- _TASK DESCRIPTION_
List each line holding the string "this".

- - - - -

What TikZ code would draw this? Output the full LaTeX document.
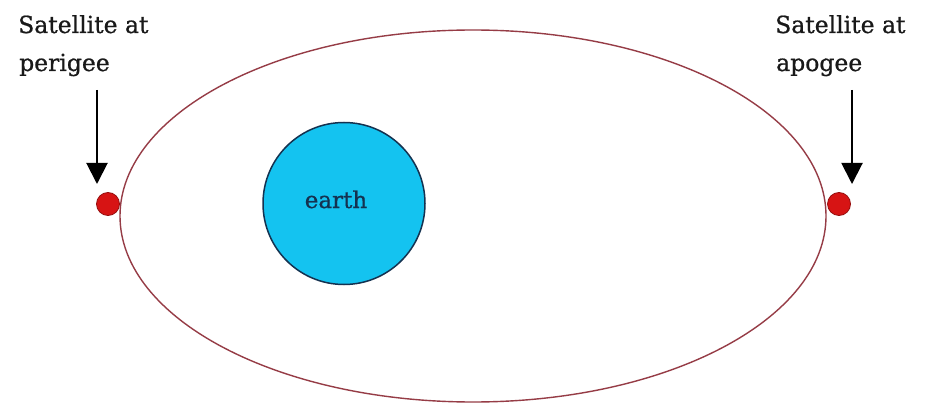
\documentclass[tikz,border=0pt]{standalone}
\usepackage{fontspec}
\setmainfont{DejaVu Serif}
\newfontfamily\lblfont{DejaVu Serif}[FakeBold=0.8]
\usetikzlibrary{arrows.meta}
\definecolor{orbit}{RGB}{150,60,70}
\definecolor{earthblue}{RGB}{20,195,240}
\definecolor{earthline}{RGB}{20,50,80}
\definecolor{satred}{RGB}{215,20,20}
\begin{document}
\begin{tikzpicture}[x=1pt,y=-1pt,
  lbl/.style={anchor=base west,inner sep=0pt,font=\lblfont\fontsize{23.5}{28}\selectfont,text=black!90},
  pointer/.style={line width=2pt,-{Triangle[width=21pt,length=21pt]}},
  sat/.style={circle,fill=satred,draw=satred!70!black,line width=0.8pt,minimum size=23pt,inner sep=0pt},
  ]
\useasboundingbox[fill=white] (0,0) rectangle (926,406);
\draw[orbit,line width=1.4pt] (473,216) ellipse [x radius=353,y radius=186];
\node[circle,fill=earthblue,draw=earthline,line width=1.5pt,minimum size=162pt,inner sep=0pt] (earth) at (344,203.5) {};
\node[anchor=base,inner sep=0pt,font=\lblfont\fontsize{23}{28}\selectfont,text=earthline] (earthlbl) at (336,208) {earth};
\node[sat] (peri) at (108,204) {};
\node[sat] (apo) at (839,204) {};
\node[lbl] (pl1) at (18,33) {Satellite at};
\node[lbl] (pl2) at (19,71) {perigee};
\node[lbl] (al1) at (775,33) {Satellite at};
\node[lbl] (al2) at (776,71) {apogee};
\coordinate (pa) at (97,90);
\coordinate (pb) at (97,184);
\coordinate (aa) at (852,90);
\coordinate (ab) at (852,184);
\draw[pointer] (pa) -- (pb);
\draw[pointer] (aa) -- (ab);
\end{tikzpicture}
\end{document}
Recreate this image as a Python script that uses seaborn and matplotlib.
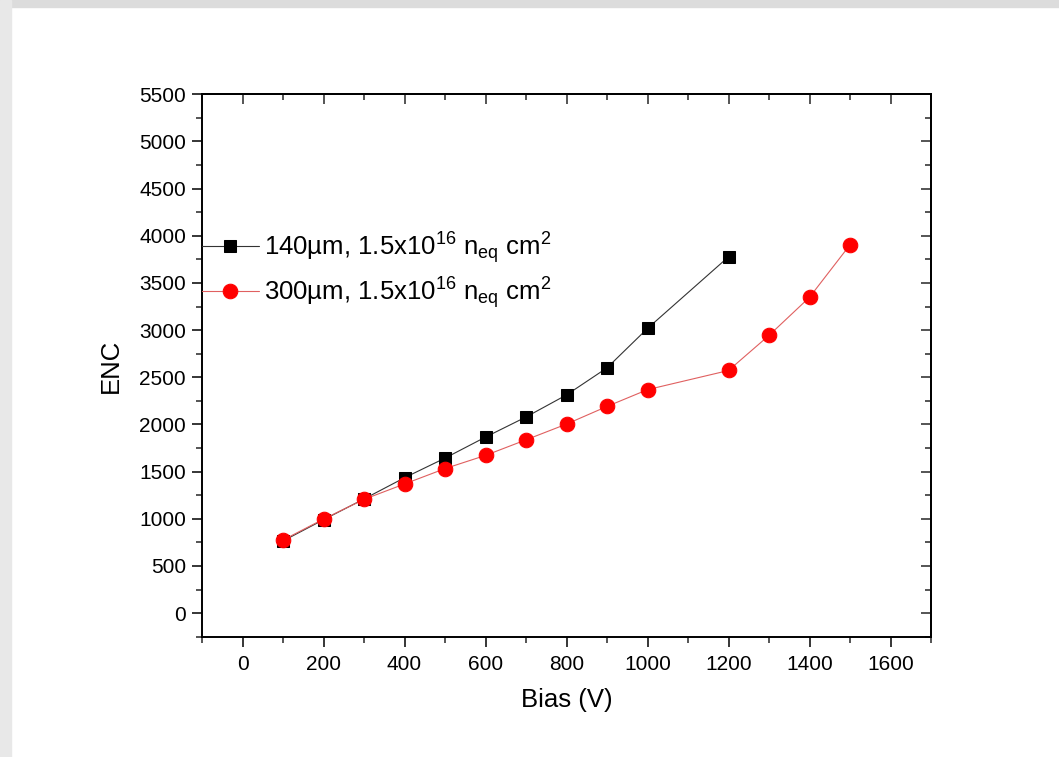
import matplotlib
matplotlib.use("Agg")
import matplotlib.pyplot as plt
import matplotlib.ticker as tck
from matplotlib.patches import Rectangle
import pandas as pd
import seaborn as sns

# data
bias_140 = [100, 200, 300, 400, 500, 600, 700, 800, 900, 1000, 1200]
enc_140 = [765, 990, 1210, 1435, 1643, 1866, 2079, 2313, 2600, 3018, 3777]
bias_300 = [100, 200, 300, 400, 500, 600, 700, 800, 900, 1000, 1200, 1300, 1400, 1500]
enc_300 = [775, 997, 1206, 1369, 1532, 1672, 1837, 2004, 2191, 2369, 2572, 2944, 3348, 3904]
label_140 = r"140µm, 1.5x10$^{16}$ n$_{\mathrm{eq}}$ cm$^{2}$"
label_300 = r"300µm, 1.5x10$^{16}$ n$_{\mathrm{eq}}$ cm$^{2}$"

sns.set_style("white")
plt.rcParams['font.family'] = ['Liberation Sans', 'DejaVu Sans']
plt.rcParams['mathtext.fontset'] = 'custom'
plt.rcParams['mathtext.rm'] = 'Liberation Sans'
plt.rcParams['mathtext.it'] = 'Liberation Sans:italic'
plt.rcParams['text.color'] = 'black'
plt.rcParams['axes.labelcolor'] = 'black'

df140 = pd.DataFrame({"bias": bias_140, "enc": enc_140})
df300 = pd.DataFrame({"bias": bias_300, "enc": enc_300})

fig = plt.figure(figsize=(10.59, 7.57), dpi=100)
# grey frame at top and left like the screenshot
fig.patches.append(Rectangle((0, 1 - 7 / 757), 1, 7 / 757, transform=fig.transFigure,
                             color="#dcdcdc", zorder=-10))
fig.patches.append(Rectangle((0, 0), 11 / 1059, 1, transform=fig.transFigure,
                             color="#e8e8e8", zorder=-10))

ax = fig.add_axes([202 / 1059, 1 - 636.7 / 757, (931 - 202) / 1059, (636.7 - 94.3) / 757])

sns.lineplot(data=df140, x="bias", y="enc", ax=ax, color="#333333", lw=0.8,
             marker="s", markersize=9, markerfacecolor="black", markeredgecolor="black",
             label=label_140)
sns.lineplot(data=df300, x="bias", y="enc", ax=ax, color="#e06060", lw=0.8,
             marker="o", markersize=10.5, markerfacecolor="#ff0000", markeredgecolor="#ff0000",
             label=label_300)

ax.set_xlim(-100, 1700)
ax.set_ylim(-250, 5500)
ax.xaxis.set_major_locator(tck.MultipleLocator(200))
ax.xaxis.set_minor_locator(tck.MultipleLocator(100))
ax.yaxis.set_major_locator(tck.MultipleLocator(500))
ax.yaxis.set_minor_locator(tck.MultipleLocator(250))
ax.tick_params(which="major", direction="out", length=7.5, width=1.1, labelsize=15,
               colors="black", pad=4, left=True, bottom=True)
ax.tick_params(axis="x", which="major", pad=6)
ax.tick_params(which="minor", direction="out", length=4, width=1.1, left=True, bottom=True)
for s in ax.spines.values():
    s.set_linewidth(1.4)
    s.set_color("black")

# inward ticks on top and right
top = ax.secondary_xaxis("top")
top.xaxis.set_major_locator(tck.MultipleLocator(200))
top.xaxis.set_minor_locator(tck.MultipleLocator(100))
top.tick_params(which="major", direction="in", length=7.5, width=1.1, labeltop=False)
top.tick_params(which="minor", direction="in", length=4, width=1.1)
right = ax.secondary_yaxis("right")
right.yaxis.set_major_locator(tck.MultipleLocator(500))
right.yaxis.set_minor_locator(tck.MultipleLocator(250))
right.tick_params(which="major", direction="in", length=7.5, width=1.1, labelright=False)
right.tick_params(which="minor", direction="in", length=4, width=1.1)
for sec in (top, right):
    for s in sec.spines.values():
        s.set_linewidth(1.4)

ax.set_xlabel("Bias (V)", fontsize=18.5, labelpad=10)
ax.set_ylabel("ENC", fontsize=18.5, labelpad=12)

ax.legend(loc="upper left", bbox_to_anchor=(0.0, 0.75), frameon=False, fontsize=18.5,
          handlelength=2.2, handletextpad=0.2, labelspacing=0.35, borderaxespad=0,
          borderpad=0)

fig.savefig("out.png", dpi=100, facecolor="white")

- - - - -

- _REPLY TO THE TASK_
What TikZ code would draw this? Output the full LaTeX document.
Recreate this image as a Python script that uses seaborn and matplotlib.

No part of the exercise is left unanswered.